Ci sta dicendo, in sostanza, che lo comprerà a 155.500 per oncia troy. Al tasso di cambio implicito di 80,6, ciò corrisponde a circa 1.930 dollari.

Immaginiamo che le quotazioni dell’oro scendano a 1.850 dollari. Chi ha lingotti in portafoglio, può pensare di venderlo proprio alla Russia, che lo acquisterà a prezzi più alti, per l’appunto a 1.930 dollari. E così, l’oro non si allontanerebbe di molto da questa quotazione. A meno che il rublo non si fosse nel frattempo rafforzato troppo. Ad esempio, a una quotazione di 76 del giovedì scorso, 5.000 rubli equivalevano a 65,80 dollari, il 6% in più della quotazione per grammo dell’oro. Non avrebbe avuto convenienza quel giorno rivolgersi a Mosca per vendere il metallo a tale tasso di cambio. Tant’è che proprio giovedì, la Banca di Russia ha annunciato che non acquisterà più oro a prezzo fisso, “date le mutate condizioni di mercato”. Il giorno successivo, a sorpresa ha tagliato i tassi d’interesse, forse nel tentativo di indebolire un po’ il tasso di cambio.

In effetti, se l’oro s’indebolisse, dovrebbe farlo anche il rublo. Dunque, l’Occidente dovrebbe puntare proprio sulla caduta del metallo per ottenere il risultato di deprezzare il rublo. Tuttavia, questa operazione sarebbe rischiosa e poco fattibile. L’oro non è un mercato granché manipolabile, a meno che le banche centrali iniziassero a vendere le loro riserve. Ma sarebbe una vittoria di Pirro, dato che si priverebbero di un asset prezioso e che segnala solidità finanziaria. In altre parole, l’Occidente dovrebbe intaccare le sue riserve per cercare di distruggere quelle russe. Non avrebbe senso.

La strategia di Putin può reggere a lungo?

Dunque, il rublo ancorato all’oro ha dribblato le sanzioni? La situazione è molto più complessa.

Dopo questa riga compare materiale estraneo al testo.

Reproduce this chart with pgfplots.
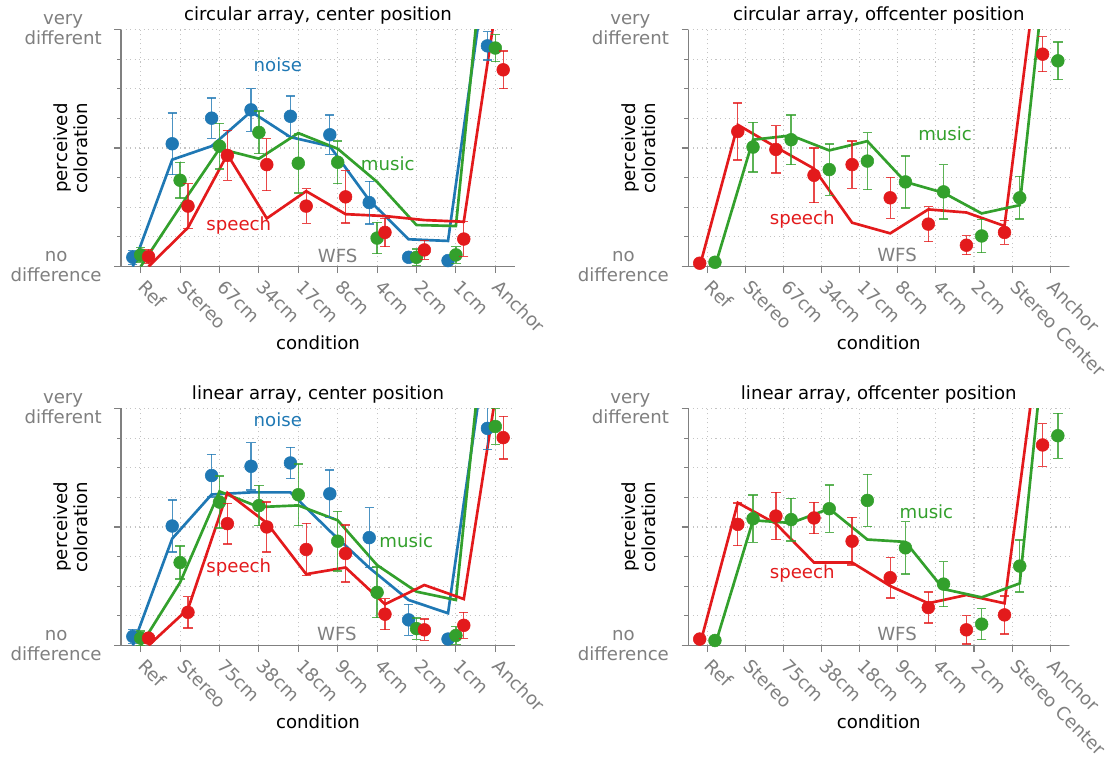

Il mondo non inizierà a comprare rubli per il solo fatto che Mosca abbia deciso di fissarne il rapporto con il metallo. L’economia russa è di dimensioni modeste. Se il resto del pianeta iniziasse a comprare oro dalla sua banca centrale, la quantità di rubli richiesta diverrebbe insostenibile: l’eccessiva liquidità rilasciata sui mercati provocherebbe inflazione e l’istituto dovrebbe cessare gli acquisti per non perdere la stabilità dei prezzi. Anche perché difficilmente quei rubli richiesti dagli investitori per vendere oro rimarrebbero in portafoglio. La valuta russa non servirebbe quasi a niente altro, a meno di immaginare che sia prima o poi utilizzata per importare le materie prime fornite dalla federazione. In ogni caso, pochissima roba. Tutto l’export russo incide per meno dello 0,4% del PIL globale.

L’ancoraggio del rublo all’oro serve senz’altro a prendere tempo, funge anche da rassicurazione nei confronti del mercato. Difficile in tempi di guerra, tra spese militari necessariamente in crescita e, oltre tutto, sotto embargo. La fine della convertibilità del dollaro in oro, infatti, fu dichiarata dall’amministrazione Nixon nel 1971 per l’impossibilità di sostenere altrimenti le ingenti spese legate alla guerra in Vietnam. Affinché la mossa diventi credibile, è necessario che i conti pubblici restino in ordine e le riserve valutarie smettano di contrarsi. In teoria, ciò avverrebbe con afflussi di capitali esteri per acquistare proprio oro in cambio di rubli. Ma da sola questa operazione non reggerebbe a lungo, date le criticità sopra accennate.